In folk tales and fairy stories it is the everyday plants that take the starring roles - endowed with magic powers, removed from the everyday and yet well known and comforting, marvellous and quixotic.

So it is with bracken. In past times bracken wasn't the pernicious weed of today. It was used in many ways, valued as part of the domestic economy, its usefulness keeping its spread in check.

Dried in great heaps for animal litter, for making root clamps to store carrots over winter, stuffed into packaging crates to keep cargo safe, used as a thatch, as a mulch, the ash used as a fumigant, in soap making, in glass making . . . The gathering of the bracken was a job done mainly by women, a hard, back breaking job, out on the moors, pulling the bracken and binding it into great bales to carry home.

Like many plants in Celtic lore, bracken crosses the paths between paganism and Christianity. In Ireland the plant was known as The fern of God - it was claimed that a cross section the stem cut low down, gave the sign of the cross, whereas cutting it in three places further up would spell out GOD. Thatching a house with bracken was said to deter both lightning and witches. In Scotland in contrast bracken was known as the devil’s footprint and seen as a gateway to the fairy kingdom or underworld.
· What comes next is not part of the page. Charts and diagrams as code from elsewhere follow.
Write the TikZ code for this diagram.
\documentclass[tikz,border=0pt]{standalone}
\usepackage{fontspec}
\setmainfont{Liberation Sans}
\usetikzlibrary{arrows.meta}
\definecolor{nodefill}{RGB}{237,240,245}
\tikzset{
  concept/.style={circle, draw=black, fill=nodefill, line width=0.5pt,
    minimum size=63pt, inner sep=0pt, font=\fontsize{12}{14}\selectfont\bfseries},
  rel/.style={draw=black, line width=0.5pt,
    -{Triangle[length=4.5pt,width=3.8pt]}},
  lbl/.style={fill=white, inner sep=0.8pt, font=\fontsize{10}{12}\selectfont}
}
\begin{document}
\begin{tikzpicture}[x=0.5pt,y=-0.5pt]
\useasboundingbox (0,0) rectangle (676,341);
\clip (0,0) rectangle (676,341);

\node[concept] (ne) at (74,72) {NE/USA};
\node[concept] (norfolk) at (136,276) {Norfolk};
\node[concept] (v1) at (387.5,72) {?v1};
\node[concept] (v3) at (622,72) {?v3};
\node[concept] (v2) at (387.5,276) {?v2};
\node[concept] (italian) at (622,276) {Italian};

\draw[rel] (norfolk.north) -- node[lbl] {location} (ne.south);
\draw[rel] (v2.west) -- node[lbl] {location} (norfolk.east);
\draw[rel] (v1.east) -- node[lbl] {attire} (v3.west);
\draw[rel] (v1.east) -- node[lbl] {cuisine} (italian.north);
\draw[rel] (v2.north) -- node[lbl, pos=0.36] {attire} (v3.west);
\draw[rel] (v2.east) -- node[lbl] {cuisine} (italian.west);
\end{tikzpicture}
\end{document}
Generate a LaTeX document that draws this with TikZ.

There is a beautiful Gaelic song Tha mi sgith (I am Tired) which is sung from the point of view of a fairy who has fallen in love with a mortal girl, helping her with the bracken gathering on the hills, until her brothers discover their trysts and hide her away from him.

bracken fronds unfurling

In Irish folk history Nechtan. King of Munster, outwitted Bres, King of Ireland over the paying of taxes. Bres was told that to cure his wife’s infertility he should drink mammoth quantities of milk, so he got his supply by taking all Irish households 100 cans of milk from each hornless dun cow. Dun cows are a greyish brown and Nechtan owned rather a lot of that colour of cow so, to evade the milk tax, he built a big fire of bracken and mixed the ash with flax seed and water, smearing it onto the cows to turn their coats black so that they didn’t get counted. Other versions of the tale have him driving the cows through burning bracken fires so that their fur gets singed black, but all have the bracken in them. It is likely that both the rubbing of the ash into livestock’s coats and the fumigation with smoke were general practices at the time to deter insects.

Bracken soaking for dye

Bracken reproduces by spores which are invisible and are carried on the wind - and this seemingly magical trick connected the plant to the powers of invisibility. The spores were thought to become visible once a year, on 23rd June - the Eve of the Feast of St John the Baptist and handily near midsummer - and it was claimed that gathering them would give you the gift of invisibility for that night.

Now bracken is being cropped again - mixed with wool and comfrey to make a peat free compost. It is handy for lining hanging baskets and padding wreath bases, it is the perfect weed suppressing mulch for the base of trees . . . research is being done into whether it stops nitrogen and potassium leaching out of the soil.
Now of course it is harvested by machine, there is no chance of a fairy lover arriving to help with the labouring.